L'americano
Ricardo Alonso Gonzalez, noto come Pancho Gonzales, fu un giocatore
strepitoso, inserito a pieno titolo nel lotto dei più grandi di
tutti i tempi. Nato nel 1928, in un sobborgo di Los Angeles, da una
modesta e numerosa famiglia originaria del Messico (Chihuahua, per
l'esattezza), ebbe un'infanzia ribelle, da monello da strada, sinché
la madre non ebbe la brillante idea di regalargli per Natale una
racchetta da tennis. Aveva
14 anni e la sua storia personale cambiò: iniziò a dedicarsi al
tennis con tutto il suo impegno, senza l'aiuto di alcun maestro. I
risultati scolastici ne risentirono immediatamente provocando la sua
espulsione dalla scuola: fu riammesso solo perché alcuni insegnanti
si accorsero delle sue straordinarie qualità sportive (elemento
fondamentale negli U.S.A.). Allora il tennis californiano, e non
solo, era in mano al coach Perry Jones, mentore di Alex Olmedo e poi
capitano di Coppa Davis, il quale dopo un frettoloso test bocciò
Pancho, giudicandolo abulico e poco combattivo. Fu allora, si
racconta nella sua biografia, che giurò a sé stesso: “diventerò
il più grande giocatore di tennis del mondo”.
Dopo
aver dominato a livello giovanile iniziò a giocare i tornei
“amateur" (per dilettanti) sino all'inizio del 1950,
diventando professionista a soli 22 anni e con appena sei tornei
dello Slam disputati (e 2 vittorie agli U.S. Championships del 1948 e 1949).
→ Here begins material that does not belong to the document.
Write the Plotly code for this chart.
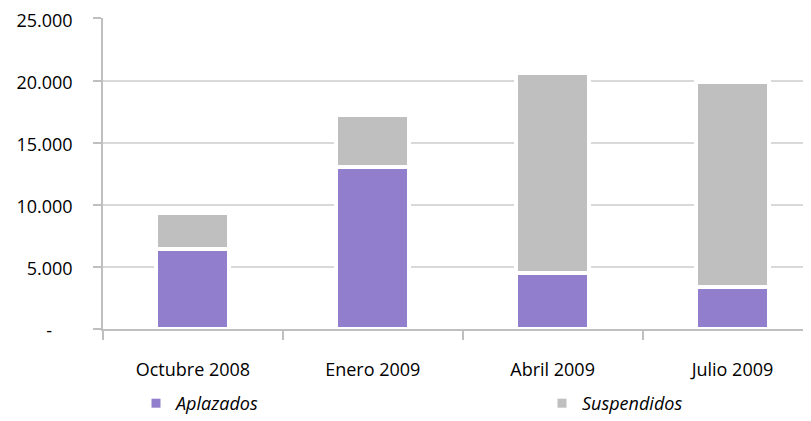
import plotly.graph_objects as go

categories = ["Octubre 2008", "Enero 2009", "Abril 2009", "Julio 2009"]
aplazados = [6400, 13000, 4500, 3400]
suspendidos = [2950, 4200, 16100, 16450]
series_names = ["Aplazados", "Suspendidos"]
tick_vals = [0, 5000, 10000, 15000, 20000, 25000]
tick_text = ["-\u2007\u2007", "5.000", "10.000", "15.000", "20.000", "25.000"]

purple = "#917ECC"
grey = "#BFBFBF"
font_family = "Open Sans"

fig = go.Figure()
for name, vals, col in [(series_names[0], aplazados, purple), (series_names[1], suspendidos, grey)]:
    fig.add_trace(go.Bar(
        x=categories, y=vals, name=name, width=0.406,
        marker=dict(color=col, line=dict(color="white", width=4)),
        showlegend=False,
    ))
for name, col, lg in [(series_names[0], purple, "legend"), (series_names[1], grey, "legend2")]:
    fig.add_trace(go.Scatter(
        x=[None], y=[None], mode="markers", name=name, legend=lg,
        marker=dict(symbol="square", size=9, color=col),
    ))

legend_common = dict(
    orientation="h", xref="container", yref="container",
    xanchor="left", yanchor="middle",
    font=dict(family=font_family, size=18, style="italic"),
    bgcolor="rgba(0,0,0,0)",
)

fig.update_layout(
    width=811, height=421,
    barmode="stack",
    plot_bgcolor="white", paper_bgcolor="white",
    margin=dict(l=95, r=11, t=10, b=100, autoexpand=False),
    font=dict(family=font_family, size=18, color="#000000"),
    legend=dict(x=128 / 811, y=25.5 / 421, **legend_common),
    legend2=dict(x=534 / 811, y=25.5 / 421, **legend_common),
    xaxis=dict(
        range=[-0.5, 3.42], showline=True, linecolor="#BFBFBF", linewidth=1.5,
        ticks="outside", tickson="boundaries", ticklen=9, tickcolor="#BFBFBF",
        tickwidth=1.5, showgrid=False, ticklabelstandoff=24,
        tickfont=dict(size=18), automargin=False,
    ),
    yaxis=dict(
        range=[0, 25030], tickvals=tick_vals, ticktext=tick_text,
        showline=True, linecolor="#BFBFBF", linewidth=1.5,
        ticks="outside", ticklen=8, tickcolor="#BFBFBF", tickwidth=1.5,
        showgrid=True, gridcolor="#D9D9D9", gridwidth=1.5,
        zeroline=False, ticklabelstandoff=17, ticklabeloverflow="allow",
        ticklabelshift=2,
        tickfont=dict(size=18), automargin=False,
    ),
)

fig.write_html("out.html")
Amante del gioco d'azzardo, della vita notturna e delle belle donne, un
personaggio come Pancho non poteva non attrarre il grande Jack
Kramer,
deus ex-machina del tennis professionistico, il quale gli offrì un
contratto, all'epoca sontuoso, di centomila dollari per unirsi alla
sua “troupe” di professionisti: Gonzalez , che ne frattempo aveva
modificato il suo cognome in Gonzales, accettò. Troppo forte in lui
era il richiamo del danaro, per ottenere quel riscatto sociale che,
in fondo, aveva sempre cercato: come noto, i professionisti non
potevano prendere parte ai tornei del Grande Slam, dunque il saldo
dei suoi titoli era destinato a chiudersi, purtroppo, a due soli
successi. Iniziò quindi il 25 ottobre del 1949 la sua sfida
interminabile proprio contro il grandissimo Kramer, che gli inflisse
un pesantissimo, e famosissimo, 96-27.
Ma Pancho non si scoraggiò, non era nella sua indole: come professionista svolse un'attività intensa, cogliendo dei risultati straordinari e memorabili, sfidando tutti i più grandi della storia (oltre a Kramer anche Budge, Olmedo, Sedgman, Trabert, Hoad, Rosewall, Laver etc.) e rimanendo per otto anni n°1 del mondo: vinse inoltre ben 12 titoli dello Slam professionistici, secondo in questa graduatoria al solo Ken Rosewall. Tutto questo nonostante all'inizio degli anni '50 avesse temporaneamente abbandonato il tennis, attratto dalla possibilità di godere pienamente il denaro guadagnato. Nel 1968, con l'avvento dell'era Open, ormai quarantenne, riuscì ancora dire la sua, senza purtroppo poter incrementare il bottino di Slam “tradizionali. Spetta a lui il primato (in tal caso negativo) di primo professionista sconfitto da un dilettante (il forte mancino inglese Mark Cox) in un torneo Open: accadde nello storico torneo di Bournemouth del 1968, ossia il primo evento Open della storia del tennis. Di lui si ricorda l'incredibile match giocato a Wimbledon nel 1969 (a 41 anni suonati), prima dell'avvento del tie-break, nel quale batté Charlie Pasarell, portoricano-americano di 16 anni più giovane, col punteggio di 22-24 1-6 16-14 6-3 11-9, stabilendo un record battuto solo dallo storico Isner-Mahut del 2010.
Detiene
inoltre il record, crediamo insuperabile, di giocatore più anziano
capace di vincere un titolo ATP: accadde nel febbraio del 1972 a Des
Moines, nello Iowa, quando a 43 anni e 10 mesi vinse il torneo
sconfiggendo in finale il francese Georges Goven e rimontando, tanto per
cambiare, uno svantaggio di due set a zero. Scomparve in semi-povertà
nel 1995, assistito dalla moglie Rita Agassi (sorella di Andre), sua
sesta moglie; di lui il grande Bud Collins disse “se dovessi
scegliere un tennista al quale far giocare il match decisivo per
salvare la mia vita, non avrei dubbi: sceglierei Pancho Gonzales”.